AAR invites applications for the annual Rome Prize competition!

Overview

This year the American Academy in Rome introduces a pilot Rome Prize dedicated to the Environmental Arts & Humanities, designed specifically for collaborative efforts. We encourage applications from artists and scholars working jointly on projects that help expand our understanding of the way human beings relate to, experience, or process their encounters with the natural world. Collaborative pairs may include artists of any sort (visual, digital, architectural, musical, literary, textile, performance) and scholars in any field (past, present, future, natural world, human world). The two winners of this Rome Prize will each receive a full stipend, their own individual living space, and will be invited to join the Rome Sustainable Food Program for meals. The winners will share a workspace. Applicants must demonstrate a preexisting working partnership to be considered for this fellowship and, as with all Rome Prize Fellowships, applicants have to make clear why this work needs to be done in Rome.

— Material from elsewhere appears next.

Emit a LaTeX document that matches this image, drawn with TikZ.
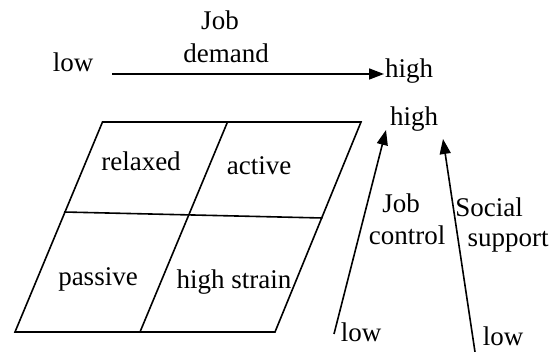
\documentclass[tikz,border=0pt]{standalone}
\usepackage{fontspec}
\setmainfont{Liberation Serif}
\usetikzlibrary{arrows.meta}

\begin{document}
\begin{tikzpicture}[x=1pt, y=-1pt, line width=1.6pt, >={Triangle[length=15pt, width=11pt]},
  lbl/.style={anchor=base, inner sep=0pt, font=\fontsize{27}{30}\selectfont}]
  \useasboundingbox (0,0) rectangle (556,352);
  % grid of the four job types
  \coordinate (tl) at (102.5,122);
  \coordinate (tr) at (361,122);
  \coordinate (bl) at (15,332);
  \coordinate (br) at (275,332);
  \coordinate (ml) at (64,212);
  \coordinate (mr) at (322.5,218);
  \coordinate (mt) at (227.5,122);
  \coordinate (mb) at (140,332);
  \draw (tl) -- (tr) -- (br) -- (bl) -- cycle;
  \draw (ml) -- (mr);
  \draw (mt) -- (mb);
  \node[lbl] (relaxed) at (141,171) {relaxed};
  \node[lbl] (active) at (259,175) {active};
  \node[lbl] (passive) at (98,285) {passive};
  \node[lbl] (strain) at (234,288) {high strain};
  % job demand axis
  \coordinate (dStart) at (112,74);
  \coordinate (dEnd) at (384,74);
  \draw[->] (dStart) -- (dEnd);
  \node[lbl] (dLow) at (73,72) {low};
  \node[lbl] (dJob) at (220,30) {Job};
  \node[lbl] (dName) at (226,63) {demand};
  \node[lbl] (dHigh) at (409,78) {high};
  % job control axis
  \coordinate (cStart) at (334,334);
  \coordinate (cEnd) at (386,130);
  \draw[->] (cStart) -- (cEnd);
  \node[lbl] (cHigh) at (414,126) {high};
  \node[lbl] (cJob) at (401,213) {Job};
  \node[lbl] (cName) at (407,245) {control};
  \node[lbl] (cLow) at (361,341) {low};
  % social support axis
  \coordinate (sStart) at (475,352);
  \coordinate (sEnd) at (443,139);
  \draw[->] (sStart) -- (sEnd);
  \node[lbl] (sSoc) at (489,217) {Social};
  \node[lbl] (sName) at (508,247) {support};
  \node[lbl] (sLow) at (503,345) {low};
\end{tikzpicture}
\end{document}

Applicants may apply for a full-term fellowship (about ten months) or a half-term fellowship (about five months).

Required Application Materials

The required application materials include a completed online application form and the following three documents, to be uploaded to your online application as three separate digital files:

1. Current résumé/curriculum vitae. Please include languages read and spoken and level of fluency.

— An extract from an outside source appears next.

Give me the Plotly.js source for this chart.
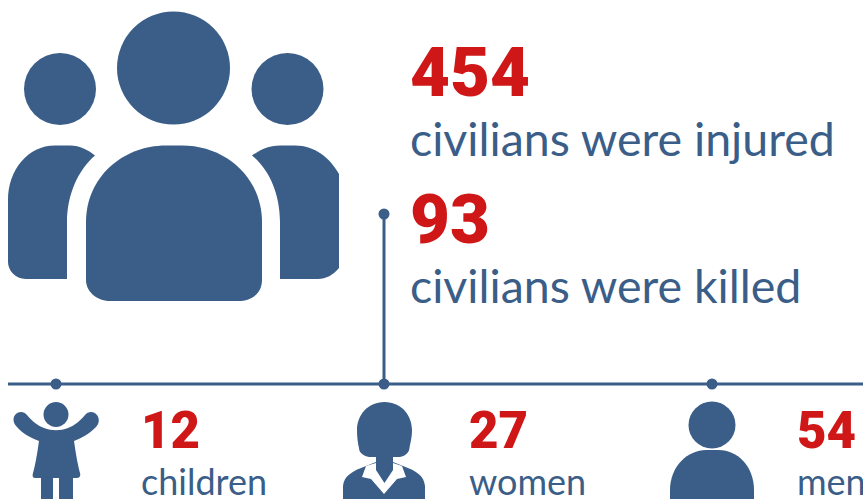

2. One- to four-page proposal describing the project to be undertaken. Please be sure to address the following points/questions in your proposal:

  • How will the proposed project and your own professional development will benefit from a residency within a multidisciplinary community in Rome?
  • What guides or motivates your work?
  • Rome is a modern city powerfully stamped by the material remains of the past. Is this past important to your present? If so, why?
  • What, if any, resources in Rome or Italy will be significant to the completion of your proposed project?
  • What kind of workspace do you need in Rome?

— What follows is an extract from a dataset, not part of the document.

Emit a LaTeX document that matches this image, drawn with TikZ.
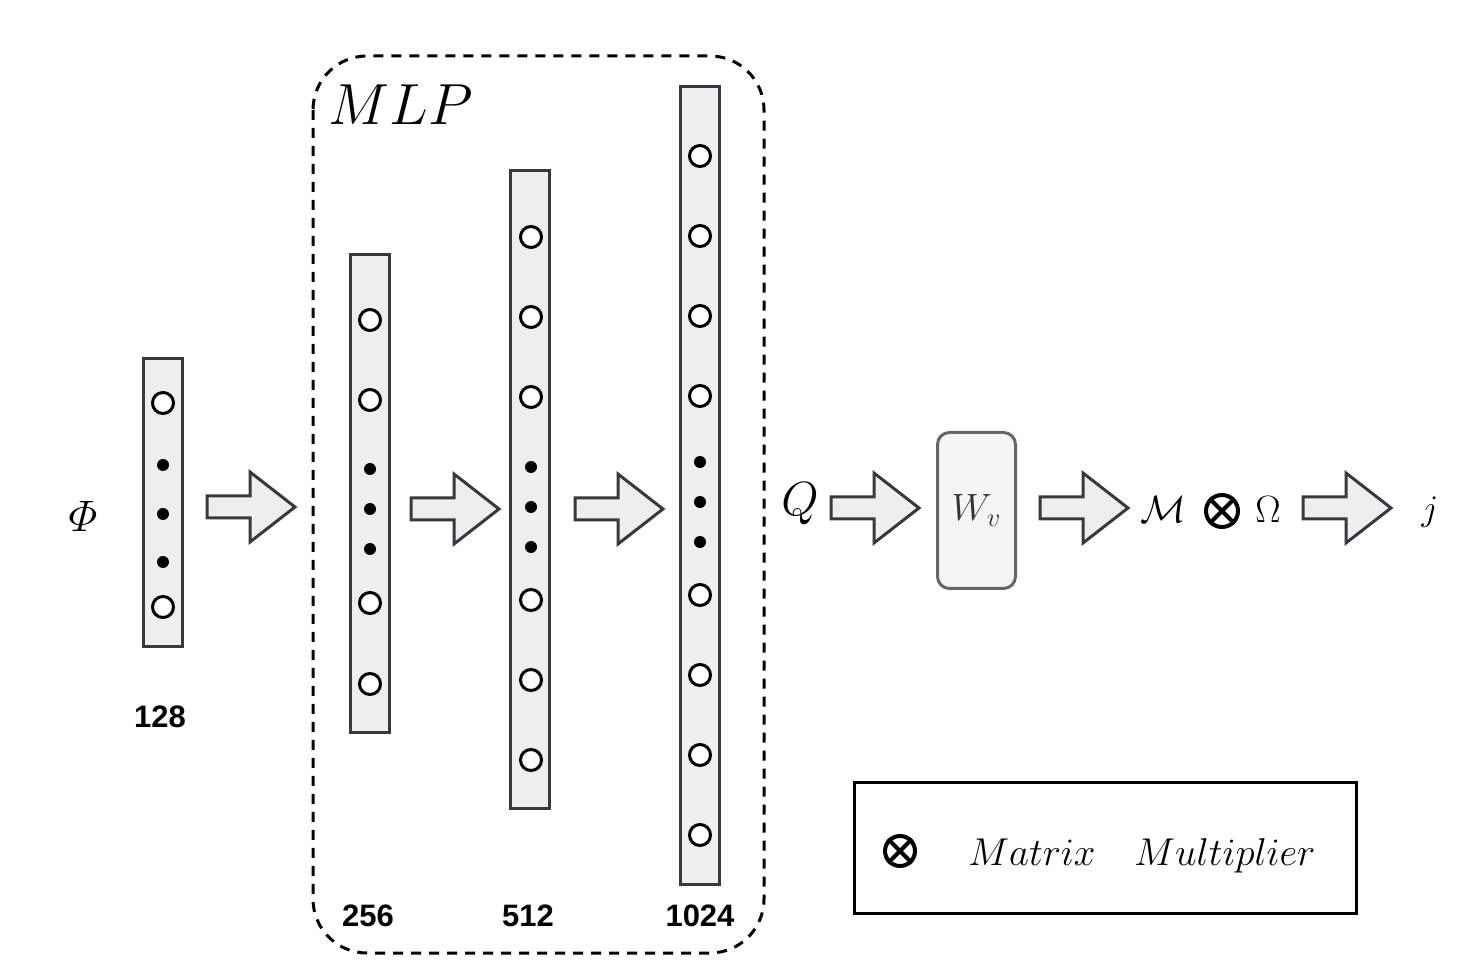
\RequirePackage{fix-cm}
\documentclass[tikz,border=0pt]{standalone}
\usepackage{amsmath}
\usepackage[no-math]{fontspec}
\newfontfamily\numfont{Liberation Sans}
\definecolor{bardraw}{HTML}{36393D}
\definecolor{barfill}{HTML}{EEEEEE}
\definecolor{wfill}{HTML}{F5F5F5}
\definecolor{wdraw}{HTML}{666666}
\tikzset{
 bar/.style={draw=bardraw, fill=barfill, line width=1.5pt, inner sep=0pt, minimum width=19.5pt},
 neuron/.style={circle, draw=black, fill=white, line width=1.5pt, minimum size=10.5pt, inner sep=0pt},
 dotn/.style={circle, fill=black, minimum size=6pt, inner sep=0pt},
 numlab/.style={font=\numfont\bfseries\fontsize{15.5}{15.5}\selectfont, text=black, inner sep=0pt},
 mathlab/.style={inner sep=0pt},
 otimesmark/.style={circle, draw=black, line width=2pt, inner sep=0pt},
 blockarrow/.pic={\draw[bardraw, fill=barfill, line width=1.5pt, line join=miter]
   (0,-11) -- (43,-11) -- (43,-35) -- (88,0) -- (43,35) -- (43,11) -- (0,11) -- cycle;},
 mlpbox/.style={draw=black, line width=1.5pt, dash pattern=on 5pt off 4pt, rounded corners=27pt},
}
\begin{document}
\begin{tikzpicture}[x=0.5pt,y=-0.5pt]
\useasboundingbox (0,0) rectangle (1484,972);
% dashed MLP container
\draw[mlpbox] (313,56) rectangle (764,953);
\node[mathlab, font=\fontsize{29}{29}\selectfont] (mlp) at (401,105) {$MLP$};
% input
\node[mathlab, font=\fontsize{22}{22}\selectfont] (phi) at (83,516) {$\varPhi$};
% bar 1
\node[bar, minimum height=144pt] (b1) at (163,502.5) {};
\node[neuron] (n1a) at (163,403) {};
\node[neuron] (n1b) at (163,607) {};
\foreach \y [count=\i] in {465,514,562} \node[dotn] (d1-\i) at (163,\y) {};
\node[numlab] (l1) at (160,717) {128};
% arrow 1
\pic (a1) at (207,507) {blockarrow};
% bar 2
\node[bar, minimum height=239pt] (b2) at (369.5,493.5) {};
\foreach \y [count=\i] in {320,400,603,684} \node[neuron] (n2-\i) at (370,\y) {};
\foreach \y [count=\i] in {469,509,549} \node[dotn] (d2-\i) at (370,\y) {};
\node[numlab] (l2) at (368,916) {256};
% arrow 2
\pic (a2) at (411,509) {blockarrow};
% bar 3
\node[bar, minimum height=319pt] (b3) at (529.5,489.5) {};
\foreach \y [count=\i] in {237,317,397,600,680,760} \node[neuron] (n3-\i) at (531,\y) {};
\foreach \y [count=\i] in {467,507,547} \node[dotn] (d3-\i) at (531,\y) {};
\node[numlab] (l3) at (528,916) {512};
% arrow 3
\pic (a3) at (575,509) {blockarrow};
% bar 4
\node[bar, minimum height=399pt] (b4) at (699.5,485.5) {};
\foreach \y [count=\i] in {156,236,316,396,595,675,755,835} \node[neuron] (n4-\i) at (700,\y) {};
\foreach \y [count=\i] in {462,502,542} \node[dotn] (d4-\i) at (700,\y) {};
\node[numlab] (l4) at (700,916) {1024};
% Q
\node[mathlab, font=\fontsize{24}{24}\selectfont] (q) at (800,504) {$Q$};
\pic (a4) at (831,508) {blockarrow};
% W_v
\node[draw=wdraw, fill=wfill, line width=1.5pt, rounded corners=6pt, minimum width=39pt, minimum height=78pt, inner sep=0pt,
      text=black!80, font=\fontsize{19}{19}\selectfont] (wv) at (976.5,510.5) {$W_v$};
\pic (a5) at (1040,508) {blockarrow};
% M otimes Omega
\node[mathlab, font=\fontsize{19}{19}\selectfont] (m) at (1163,510) {$\mathcal{M}$};
\node[otimesmark, minimum size=16pt] (ot) at (1222,511) {};
\draw[line width=2pt] (ot.north west) -- (ot.south east) (ot.north east) -- (ot.south west);
\node[mathlab, font=\fontsize{19}{19}\selectfont] (om) at (1268,510) {$\Omega$};
\pic (a6) at (1303,508) {blockarrow};
\node[mathlab, font=\fontsize{18}{18}\selectfont] (j) at (1430,512) {$j$};
% legend
\node[draw=black, line width=1.5pt, minimum width=251pt, minimum height=65.5pt, inner sep=0pt] (leg) at (1105.5,848) {};
\node[otimesmark, minimum size=15pt] (legot) at (900,851) {};
\draw[line width=2pt] (legot.north west) -- (legot.south east) (legot.north east) -- (legot.south west);
\node[mathlab, anchor=base, font=\fontsize{19.4}{19.4}\selectfont] (legtxt) at (1142,865) {$Matrix\quad Multiplier$};
\end{tikzpicture}
\end{document}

Please include bibliographical notes for any sources cited (not counted toward the four-page limit). Your proposal should be double-spaced with 10- to 12-point typeface and one-inch margins.

3. Work sample. If your work is primarily text based, please submit a writing sample–published or unpublished–of up to twenty pages. Be sure to include a bibliography and footnotes (not counted toward the page limit). If your work is a mixture of text and images, sound, and/or video, please submit a portfolio of up to forty pages with links to online video and audio files.

Also needed are three reference letters from professionals acquainted with you and your work. Recommenders will be asked to submit their letters electronically through our online system.

Finally, you must submit an application fee paid by credit card through our online payment option or by check or money order made payable to American Academy in Rome and mailed to the following address: 

American Academy in Rome
Attention: Environmental Arts & Humanities
535 West 22nd Street, Third Floor
New York, NY 10011

Information Sessions

This fall, the American Academy in Rome will host two in-person information sessions about the Rome Prize. The first takes place at the University of Pennsylvania in Philadelphia on Tuesday, September 24. The second will be presented at the Rhode Island School of Design in Providence on Tuesday, October 8. 

AAR will also present two general online information sessions on Zoom on September 23 and October 15. A third virtual meeting, focused only on landscape architecture, will happen on October 16.

These information sessions give prospective applicants a general overview of the Rome Prize application process, tips on what makes a successful application, and a look into the experience of living in the American Academy’s unique residential community in Rome.